### AIM OF THE EXERCISE
Reproduce from the records below, with no pictures, exactly the lines between the one containing "Write the matplotlib code for this chart." and the one containing "plt.rcParams['font.family'] = ['Lato', 'DejaVu", inclusive.

* START DATA ENTRIES *

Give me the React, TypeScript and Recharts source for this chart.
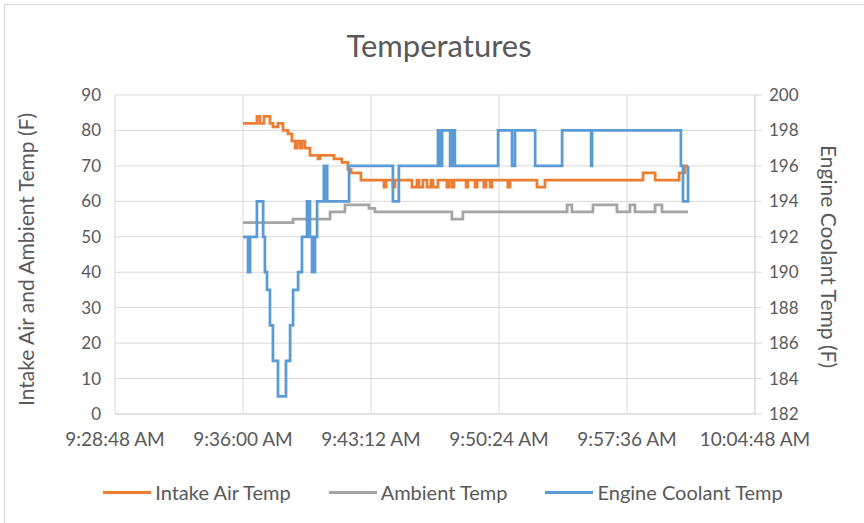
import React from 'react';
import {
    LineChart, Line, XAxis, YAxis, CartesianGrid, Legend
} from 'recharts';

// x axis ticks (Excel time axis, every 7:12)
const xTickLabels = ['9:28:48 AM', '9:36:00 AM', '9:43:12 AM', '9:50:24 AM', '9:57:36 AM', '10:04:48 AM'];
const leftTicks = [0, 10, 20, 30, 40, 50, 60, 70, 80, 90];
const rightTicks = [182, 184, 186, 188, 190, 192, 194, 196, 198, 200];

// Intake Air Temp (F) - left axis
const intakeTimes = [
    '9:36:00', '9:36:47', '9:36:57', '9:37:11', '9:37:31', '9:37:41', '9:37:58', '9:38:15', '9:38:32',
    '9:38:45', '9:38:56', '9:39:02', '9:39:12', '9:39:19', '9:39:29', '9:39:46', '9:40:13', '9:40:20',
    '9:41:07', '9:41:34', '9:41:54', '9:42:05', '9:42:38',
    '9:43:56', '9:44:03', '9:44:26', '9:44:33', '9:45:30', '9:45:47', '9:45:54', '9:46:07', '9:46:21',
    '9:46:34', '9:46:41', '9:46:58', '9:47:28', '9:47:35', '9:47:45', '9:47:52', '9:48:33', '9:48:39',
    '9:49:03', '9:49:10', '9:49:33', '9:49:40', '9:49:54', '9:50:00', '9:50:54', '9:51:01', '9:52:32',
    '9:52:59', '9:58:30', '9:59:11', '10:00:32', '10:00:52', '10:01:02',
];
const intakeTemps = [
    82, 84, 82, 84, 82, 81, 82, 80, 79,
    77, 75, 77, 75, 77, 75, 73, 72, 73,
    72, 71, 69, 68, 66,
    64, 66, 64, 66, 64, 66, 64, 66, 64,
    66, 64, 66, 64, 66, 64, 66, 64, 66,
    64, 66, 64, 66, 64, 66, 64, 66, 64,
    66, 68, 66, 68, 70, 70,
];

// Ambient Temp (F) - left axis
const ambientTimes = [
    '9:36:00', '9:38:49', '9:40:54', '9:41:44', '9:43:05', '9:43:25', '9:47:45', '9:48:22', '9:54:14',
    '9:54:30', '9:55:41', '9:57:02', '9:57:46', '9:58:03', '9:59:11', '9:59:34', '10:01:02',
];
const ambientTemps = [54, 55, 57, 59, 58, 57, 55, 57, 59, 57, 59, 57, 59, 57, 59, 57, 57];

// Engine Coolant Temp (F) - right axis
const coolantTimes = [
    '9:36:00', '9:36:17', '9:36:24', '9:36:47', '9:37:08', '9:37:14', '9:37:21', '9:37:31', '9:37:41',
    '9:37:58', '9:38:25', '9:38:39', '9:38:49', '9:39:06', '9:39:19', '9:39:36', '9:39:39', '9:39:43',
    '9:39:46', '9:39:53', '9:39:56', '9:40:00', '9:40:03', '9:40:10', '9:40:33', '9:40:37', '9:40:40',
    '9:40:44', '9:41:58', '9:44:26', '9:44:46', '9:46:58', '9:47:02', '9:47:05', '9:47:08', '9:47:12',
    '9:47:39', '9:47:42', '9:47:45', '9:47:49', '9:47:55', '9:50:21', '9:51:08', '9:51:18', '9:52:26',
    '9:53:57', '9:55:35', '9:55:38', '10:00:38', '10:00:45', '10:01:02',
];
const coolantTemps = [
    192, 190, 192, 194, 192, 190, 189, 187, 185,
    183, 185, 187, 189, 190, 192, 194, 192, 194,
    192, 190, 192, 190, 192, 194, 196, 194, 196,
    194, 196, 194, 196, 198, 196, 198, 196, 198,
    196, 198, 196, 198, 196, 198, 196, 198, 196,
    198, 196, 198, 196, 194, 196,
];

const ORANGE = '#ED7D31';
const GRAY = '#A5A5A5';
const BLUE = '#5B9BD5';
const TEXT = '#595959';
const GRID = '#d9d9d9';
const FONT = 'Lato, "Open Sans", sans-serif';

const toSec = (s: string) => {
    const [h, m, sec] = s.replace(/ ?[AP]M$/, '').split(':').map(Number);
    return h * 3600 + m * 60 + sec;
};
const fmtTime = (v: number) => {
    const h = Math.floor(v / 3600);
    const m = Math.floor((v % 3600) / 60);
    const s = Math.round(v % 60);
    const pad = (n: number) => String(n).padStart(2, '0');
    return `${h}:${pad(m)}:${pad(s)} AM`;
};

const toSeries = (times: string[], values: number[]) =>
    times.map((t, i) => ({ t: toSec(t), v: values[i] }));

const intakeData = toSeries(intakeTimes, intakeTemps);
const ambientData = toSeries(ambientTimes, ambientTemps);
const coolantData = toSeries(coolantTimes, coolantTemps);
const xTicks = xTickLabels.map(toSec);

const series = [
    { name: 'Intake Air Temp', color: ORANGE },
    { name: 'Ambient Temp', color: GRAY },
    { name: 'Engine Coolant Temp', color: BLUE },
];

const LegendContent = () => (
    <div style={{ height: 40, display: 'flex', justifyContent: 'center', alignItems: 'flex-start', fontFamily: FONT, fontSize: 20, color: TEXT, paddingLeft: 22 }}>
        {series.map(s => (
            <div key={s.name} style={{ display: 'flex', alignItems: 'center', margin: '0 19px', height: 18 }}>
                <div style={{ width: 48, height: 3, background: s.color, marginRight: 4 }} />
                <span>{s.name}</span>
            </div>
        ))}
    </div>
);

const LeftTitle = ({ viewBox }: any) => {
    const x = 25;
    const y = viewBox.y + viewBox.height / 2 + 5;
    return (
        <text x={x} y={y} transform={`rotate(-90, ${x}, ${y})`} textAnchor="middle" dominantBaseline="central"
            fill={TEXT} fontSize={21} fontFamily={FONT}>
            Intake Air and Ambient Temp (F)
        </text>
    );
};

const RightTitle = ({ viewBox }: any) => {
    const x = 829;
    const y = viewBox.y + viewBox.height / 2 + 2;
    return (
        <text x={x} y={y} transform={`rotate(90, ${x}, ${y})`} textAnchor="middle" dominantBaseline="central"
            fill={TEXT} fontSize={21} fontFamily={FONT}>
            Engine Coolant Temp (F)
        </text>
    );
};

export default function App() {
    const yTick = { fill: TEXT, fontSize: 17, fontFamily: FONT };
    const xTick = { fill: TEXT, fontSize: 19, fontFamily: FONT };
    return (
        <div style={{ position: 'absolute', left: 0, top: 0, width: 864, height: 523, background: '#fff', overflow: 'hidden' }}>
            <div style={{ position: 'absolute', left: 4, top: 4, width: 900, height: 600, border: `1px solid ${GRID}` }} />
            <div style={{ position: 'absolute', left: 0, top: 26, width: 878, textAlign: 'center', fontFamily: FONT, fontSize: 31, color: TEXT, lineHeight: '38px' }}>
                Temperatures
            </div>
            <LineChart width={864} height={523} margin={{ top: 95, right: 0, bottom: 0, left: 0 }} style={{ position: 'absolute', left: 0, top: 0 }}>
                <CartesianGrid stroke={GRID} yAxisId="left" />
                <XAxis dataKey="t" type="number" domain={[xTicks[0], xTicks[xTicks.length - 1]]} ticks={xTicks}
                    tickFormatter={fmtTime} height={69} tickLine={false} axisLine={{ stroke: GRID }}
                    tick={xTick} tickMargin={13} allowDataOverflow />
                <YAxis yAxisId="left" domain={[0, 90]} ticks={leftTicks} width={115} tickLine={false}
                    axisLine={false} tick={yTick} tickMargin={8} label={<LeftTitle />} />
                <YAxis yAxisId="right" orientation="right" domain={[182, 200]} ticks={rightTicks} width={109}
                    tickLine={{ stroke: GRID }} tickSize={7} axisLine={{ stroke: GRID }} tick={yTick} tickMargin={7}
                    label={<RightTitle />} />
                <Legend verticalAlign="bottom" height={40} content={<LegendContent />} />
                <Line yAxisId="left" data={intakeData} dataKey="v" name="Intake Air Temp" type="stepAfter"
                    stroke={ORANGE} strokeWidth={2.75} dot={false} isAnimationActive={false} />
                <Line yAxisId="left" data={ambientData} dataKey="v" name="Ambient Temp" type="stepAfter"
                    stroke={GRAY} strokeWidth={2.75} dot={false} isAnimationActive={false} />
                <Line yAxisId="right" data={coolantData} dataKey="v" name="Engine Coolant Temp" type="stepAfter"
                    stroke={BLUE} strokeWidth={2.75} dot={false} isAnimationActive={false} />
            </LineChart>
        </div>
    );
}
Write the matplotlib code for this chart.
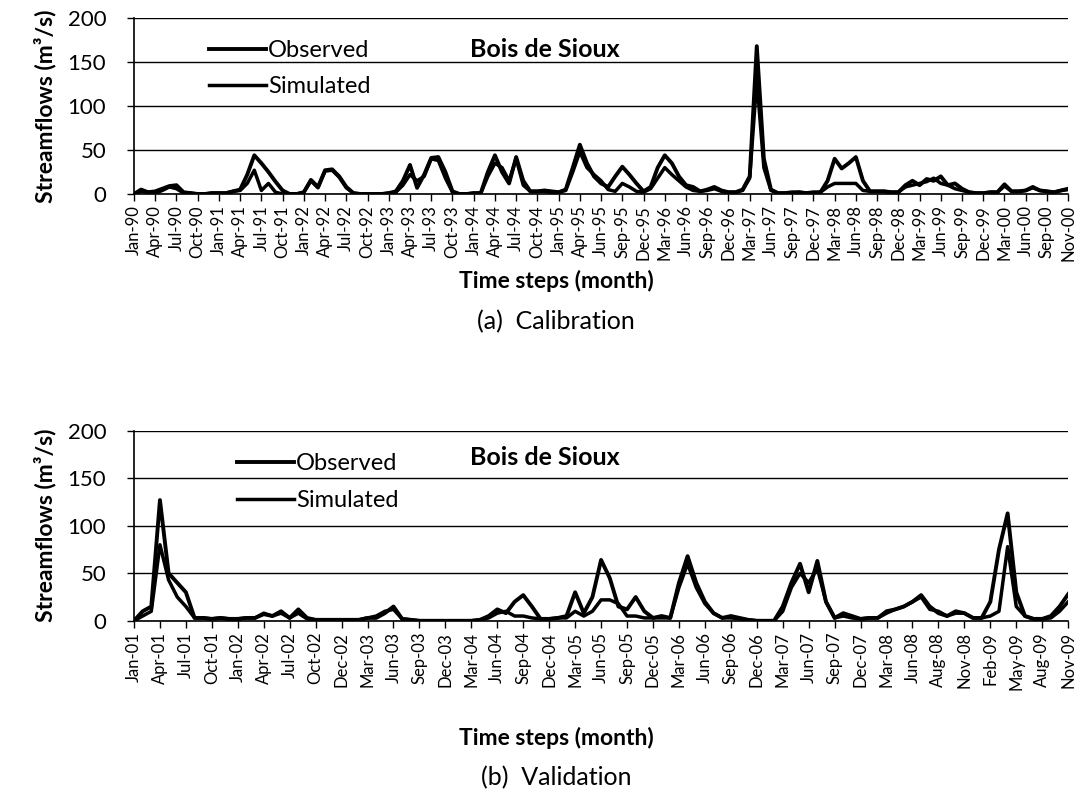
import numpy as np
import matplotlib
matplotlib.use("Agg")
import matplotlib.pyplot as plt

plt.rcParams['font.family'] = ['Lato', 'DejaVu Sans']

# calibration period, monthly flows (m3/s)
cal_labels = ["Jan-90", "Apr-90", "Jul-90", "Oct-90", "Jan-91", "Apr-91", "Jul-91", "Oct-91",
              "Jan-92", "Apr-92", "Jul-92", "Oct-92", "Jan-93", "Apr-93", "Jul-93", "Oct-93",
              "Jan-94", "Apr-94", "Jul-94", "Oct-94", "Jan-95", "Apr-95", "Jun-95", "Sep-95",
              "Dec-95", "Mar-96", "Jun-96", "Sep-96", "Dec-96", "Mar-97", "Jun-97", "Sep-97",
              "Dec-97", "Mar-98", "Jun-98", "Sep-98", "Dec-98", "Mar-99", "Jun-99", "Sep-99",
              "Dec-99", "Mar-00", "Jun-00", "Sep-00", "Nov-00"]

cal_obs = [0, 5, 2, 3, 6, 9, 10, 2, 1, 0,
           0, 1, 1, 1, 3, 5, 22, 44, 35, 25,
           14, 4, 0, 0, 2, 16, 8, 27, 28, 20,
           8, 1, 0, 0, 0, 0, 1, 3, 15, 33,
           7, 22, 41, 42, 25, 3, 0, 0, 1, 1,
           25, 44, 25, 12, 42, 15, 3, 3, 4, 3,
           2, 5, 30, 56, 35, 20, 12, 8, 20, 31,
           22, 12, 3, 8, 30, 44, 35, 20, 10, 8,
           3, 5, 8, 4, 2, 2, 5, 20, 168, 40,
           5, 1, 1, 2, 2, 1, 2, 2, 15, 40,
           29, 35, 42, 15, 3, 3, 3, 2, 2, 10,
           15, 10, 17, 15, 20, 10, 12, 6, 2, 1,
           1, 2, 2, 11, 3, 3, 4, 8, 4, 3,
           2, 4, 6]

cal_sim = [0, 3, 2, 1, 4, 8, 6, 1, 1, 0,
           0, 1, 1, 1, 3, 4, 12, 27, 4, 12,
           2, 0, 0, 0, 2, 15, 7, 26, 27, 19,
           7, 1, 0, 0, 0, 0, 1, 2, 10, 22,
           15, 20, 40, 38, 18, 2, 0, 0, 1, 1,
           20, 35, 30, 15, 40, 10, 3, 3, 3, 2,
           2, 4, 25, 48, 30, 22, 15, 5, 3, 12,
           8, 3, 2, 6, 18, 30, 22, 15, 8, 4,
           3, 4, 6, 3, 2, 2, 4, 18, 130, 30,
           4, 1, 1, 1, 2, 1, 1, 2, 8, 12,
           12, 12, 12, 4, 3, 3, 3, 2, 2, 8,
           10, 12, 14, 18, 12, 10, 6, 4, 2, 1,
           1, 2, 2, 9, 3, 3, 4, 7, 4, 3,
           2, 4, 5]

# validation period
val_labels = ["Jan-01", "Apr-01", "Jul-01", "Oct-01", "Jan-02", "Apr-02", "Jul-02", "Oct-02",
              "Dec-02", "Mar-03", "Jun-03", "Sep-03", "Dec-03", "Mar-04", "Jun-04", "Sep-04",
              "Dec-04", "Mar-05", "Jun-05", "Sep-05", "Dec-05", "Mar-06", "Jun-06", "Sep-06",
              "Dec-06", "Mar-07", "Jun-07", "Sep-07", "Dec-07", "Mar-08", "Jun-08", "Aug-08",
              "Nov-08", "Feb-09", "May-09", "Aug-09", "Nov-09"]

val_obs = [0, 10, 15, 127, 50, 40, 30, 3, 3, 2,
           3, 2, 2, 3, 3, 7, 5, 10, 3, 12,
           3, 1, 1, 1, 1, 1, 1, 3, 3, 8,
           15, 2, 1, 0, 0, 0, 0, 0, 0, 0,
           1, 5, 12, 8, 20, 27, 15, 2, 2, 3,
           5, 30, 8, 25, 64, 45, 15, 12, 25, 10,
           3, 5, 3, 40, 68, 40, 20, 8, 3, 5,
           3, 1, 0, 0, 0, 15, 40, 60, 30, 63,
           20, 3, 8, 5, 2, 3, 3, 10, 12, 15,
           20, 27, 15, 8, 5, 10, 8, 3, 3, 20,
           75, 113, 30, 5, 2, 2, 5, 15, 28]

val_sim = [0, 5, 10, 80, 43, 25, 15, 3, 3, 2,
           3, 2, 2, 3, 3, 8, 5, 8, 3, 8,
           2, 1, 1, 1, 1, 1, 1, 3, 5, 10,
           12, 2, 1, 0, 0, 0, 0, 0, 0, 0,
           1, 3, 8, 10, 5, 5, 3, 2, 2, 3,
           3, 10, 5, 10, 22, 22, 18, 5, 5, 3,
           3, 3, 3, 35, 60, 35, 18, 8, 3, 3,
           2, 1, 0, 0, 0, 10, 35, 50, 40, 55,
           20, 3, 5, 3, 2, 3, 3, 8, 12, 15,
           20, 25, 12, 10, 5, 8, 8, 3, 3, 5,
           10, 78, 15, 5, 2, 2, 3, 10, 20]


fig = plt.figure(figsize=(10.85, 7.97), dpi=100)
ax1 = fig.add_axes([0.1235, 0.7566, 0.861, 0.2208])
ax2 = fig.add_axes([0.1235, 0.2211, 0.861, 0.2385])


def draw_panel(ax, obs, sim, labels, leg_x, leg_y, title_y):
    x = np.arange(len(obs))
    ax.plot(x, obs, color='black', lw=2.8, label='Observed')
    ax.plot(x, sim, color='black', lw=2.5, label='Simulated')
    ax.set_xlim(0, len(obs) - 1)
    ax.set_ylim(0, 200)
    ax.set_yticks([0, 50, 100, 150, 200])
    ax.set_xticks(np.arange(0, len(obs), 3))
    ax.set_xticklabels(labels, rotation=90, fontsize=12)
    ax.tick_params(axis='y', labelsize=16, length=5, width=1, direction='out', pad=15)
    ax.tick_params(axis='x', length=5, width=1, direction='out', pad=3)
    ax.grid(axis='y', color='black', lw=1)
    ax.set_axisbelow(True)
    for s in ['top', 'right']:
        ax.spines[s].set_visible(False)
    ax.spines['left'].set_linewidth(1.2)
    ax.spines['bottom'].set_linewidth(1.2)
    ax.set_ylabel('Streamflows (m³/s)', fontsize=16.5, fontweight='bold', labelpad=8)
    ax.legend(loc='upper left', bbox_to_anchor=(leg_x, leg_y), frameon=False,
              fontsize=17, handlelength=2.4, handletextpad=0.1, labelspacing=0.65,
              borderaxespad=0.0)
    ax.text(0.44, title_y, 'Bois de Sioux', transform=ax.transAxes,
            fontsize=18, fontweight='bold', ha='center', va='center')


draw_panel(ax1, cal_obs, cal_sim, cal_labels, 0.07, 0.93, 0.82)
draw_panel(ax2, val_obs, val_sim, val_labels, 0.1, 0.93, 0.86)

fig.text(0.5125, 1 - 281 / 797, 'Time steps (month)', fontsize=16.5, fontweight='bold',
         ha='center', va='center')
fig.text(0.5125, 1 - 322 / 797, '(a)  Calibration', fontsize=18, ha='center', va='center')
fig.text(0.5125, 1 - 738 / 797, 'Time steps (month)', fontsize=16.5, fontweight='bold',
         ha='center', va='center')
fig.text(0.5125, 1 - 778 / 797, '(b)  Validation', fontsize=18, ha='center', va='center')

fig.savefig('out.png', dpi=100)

* END DATA ENTRIES *

### EXERCISE OUTPUT
Write the matplotlib code for this chart.
import numpy as np
import matplotlib
matplotlib.use("Agg")
import matplotlib.pyplot as plt

plt.rcParams['font.family'] = ['Lato', 'DejaVu Sans']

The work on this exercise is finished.